The Juno Probe is about to become "The Fastest Man-Made Object in History" by using a "Gravitational Sling-Shot Effect" to gain some sort of advantage and achieve this maximum velocity. QUSESTION: Basic terrestrial Newtonian Intuition tells me that one cannot drop a ball (not even a Superball, in a vacuum) and have it bounce to a height that is greater than that of release. When an automobile travels up and down a series of hills and valleys, nothing is gained, in the terms of energy-vs-altitude ... SO ... How is any advantage gained by passing closer to a gravitational bodt ? ... I can only think of Roller-Derby moves and the school-yard game of Crack-the-Whip but I am still wondering how this maneuver would gain a FUEL ADVANTAGE, over a straight-burn ... How can you keep gaining more velocity without using as much fuel as a strait-burn ? ... This seems to DEFY CONSERVATION OF ENERGY, NO ? ... WHY< THEN ? have we solved ZERO POINT ENERGY ?
- Frank Langham (age 54)
AUSTIN, TX USA

The 'sling shot effect' is very real and, not to worry, energy and momentum are conserved,   Here is a simple example:   suppose you are riding a bicycle down the road at 5 mph.  You encounter a large car coming toward you at 10 mph.  There is a big spring in front of the car that you bounce off of and you go backwards with essentially the same speed as the car, plus your own recoil velocity.  So you have changed your velocity from +5mph to -15mph,  Granted, you won't last very long going 15 mph in reverse on a bicycle.
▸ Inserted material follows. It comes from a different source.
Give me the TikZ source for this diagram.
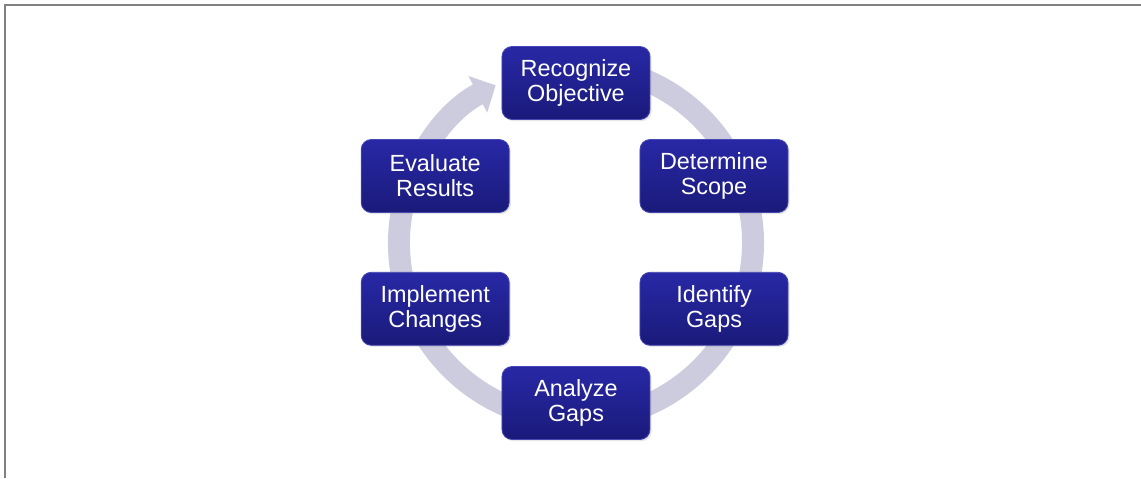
\documentclass[tikz,border=0pt]{standalone}
\usepackage{fontspec}
\setmainfont{Liberation Sans}
\usepackage{tikz}
\usetikzlibrary{positioning, arrows.meta, shadows}

\definecolor{stepblue}{RGB}{40,40,166}
\definecolor{stepdark}{RGB}{26,26,122}
\definecolor{stepedge}{RGB}{72,72,180}
\definecolor{ringgray}{RGB}{204,204,222}
\definecolor{framegray}{RGB}{128,128,128}

\begin{document}
\begin{tikzpicture}[x=0.5pt, y=0.5pt,
        stepnode/.style={rectangle, rounded corners=5pt, top color=stepblue, bottom color=stepdark, draw=stepedge, thin,
                text=white, align=center, minimum width=74pt, minimum height=36.5pt, inner sep=2pt,
                font=\fontsize{11.7}{12.5}\selectfont,
                drop shadow={opacity=0.2, shadow xshift=0.8pt, shadow yshift=-0.8pt}},
        ring/.style={line width=11pt, draw=ringgray, -{Triangle[width=20pt, length=10pt]}},
]
        % frame and bounding box
        \useasboundingbox (-576,-235) rectangle (565,243);
        \draw[framegray, line width=0.6pt] (-571,-235) -- (-571,238) -- (565,238);

        % the cycle ring
        \coordinate (hub) at (0,0);
        \draw[ring] ([shift={(80:177)}]hub) arc[start angle=80, end angle=-243, radius=177];

        % steps
        \node[stepnode] (reco) at (0,160) {Recognize\\Objective};
        \node[stepnode] (scope) at (138,67) {Determine\\Scope};
        \node[stepnode] (idgap) [below=29.5pt of scope] {Identify\\Gaps};
        \node[stepnode] (anagap) at (0,-160) {Analyze\\Gaps};
        \node[stepnode] (evalres) [left=65pt of scope] {Evaluate\\Results};
        \node[stepnode] (implch) [left=65pt of idgap] {Implement\\Changes};
\end{tikzpicture}
\end{document}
The same thing happens in space rocketry.    You might worry about the conservation of momentum: the car will actually slow down just a tad.  The amount will be proportional to the ratio of your mass to that of the car. 

Take a look at a Scientific American article at   or just google 'sling shot effect' for lots of information and details.

 

LeeH

(published on 10/10/2013)